For Mindscape I feel compelled to write this negative review, if for no other reason to explore why I abandoned this book at 35%. I am certainly glad that I read Hairston's Redwood and Wildfire, which I adored, before this book because I might not have ever picked it up after this experience.

First of all, let me say people do like it: lots of people on Goodreads, in fact. Also, it has been nominated for and won awards, such as the PKD (nomination), Tiptree (nomination) and the Carl Brandon Parallax (won).

Some of the negative reviewers criticize the language and Hairston's use of Black English Vernacular in the "throwback" character, Lawanda. They say it is hard to read. I didn't mind that at all. In fact, she has some very interesting things to say about language and ethnicity. I underlined many of them.

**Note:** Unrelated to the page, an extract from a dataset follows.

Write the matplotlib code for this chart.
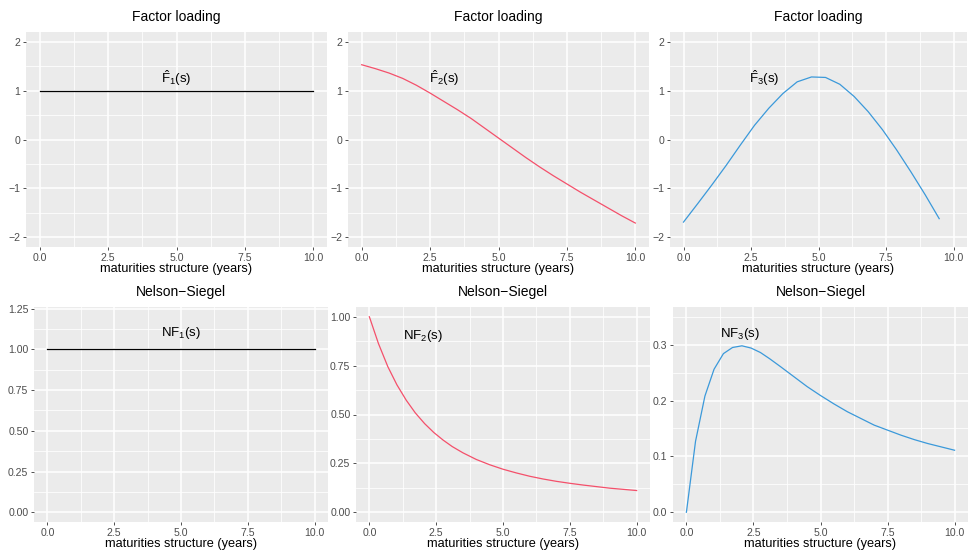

Here are some of Lawanda's best:

"Survival be havin' words to call home, havin' idioms and syntax to heal the Diaspora. In your cultural rhythm and rhyme, that's where the soul keep time" (loc.918).

"Just cuz we choose to reach back thru two hundred years and snatch wisdom offa the tongues of our ancestors, that don't mean we stuck on stupid!" (loc. 964)

"Look, ethnic throwbacks do culture not identity politics. We don't pull stock in color. Race is how the world see you, ethnicity is how you see yourself" (loc. 2127).

If the whole book had been Lawanda, the ambassador, trying to understand the other world of Los Santos, I would have probably liked the book.

But there are three worlds or locations and many characters. First, the three locations are too alien, and Hairston does not give the reader any aid in figuring them out. Because the viewpoints are first person and third limited, there's no consistent narrative voice helping us figure out the cultures. Since Hairston does not provide any explanation for the readers, we are just popping from location to location, lost and confused. Let me say: I don't mind a challenge. I was all ready to work this out; take my clues as they were dished out and figure out something.

But... Hairston gives me no motivation to do so. Along with all of this confusion, none of the point-of-view characters are relatable. Lawanda is the most likeable. Most of them are pretty detestable. No one seems very strong. They are all oppressed by their external problems or their internal demons.

And, nothing much is happening. The plot does not seem to be going forward at all. I think the ending will tell us why some people disappeared 25 years earlier, but I don't care about them or any other of the characters. Their lives and motivations are a mystery to me. Reading became a chore, so I decided I had to stop. This is unfortunate because I wanted to like this book as much as I did Redwood and Wildfire.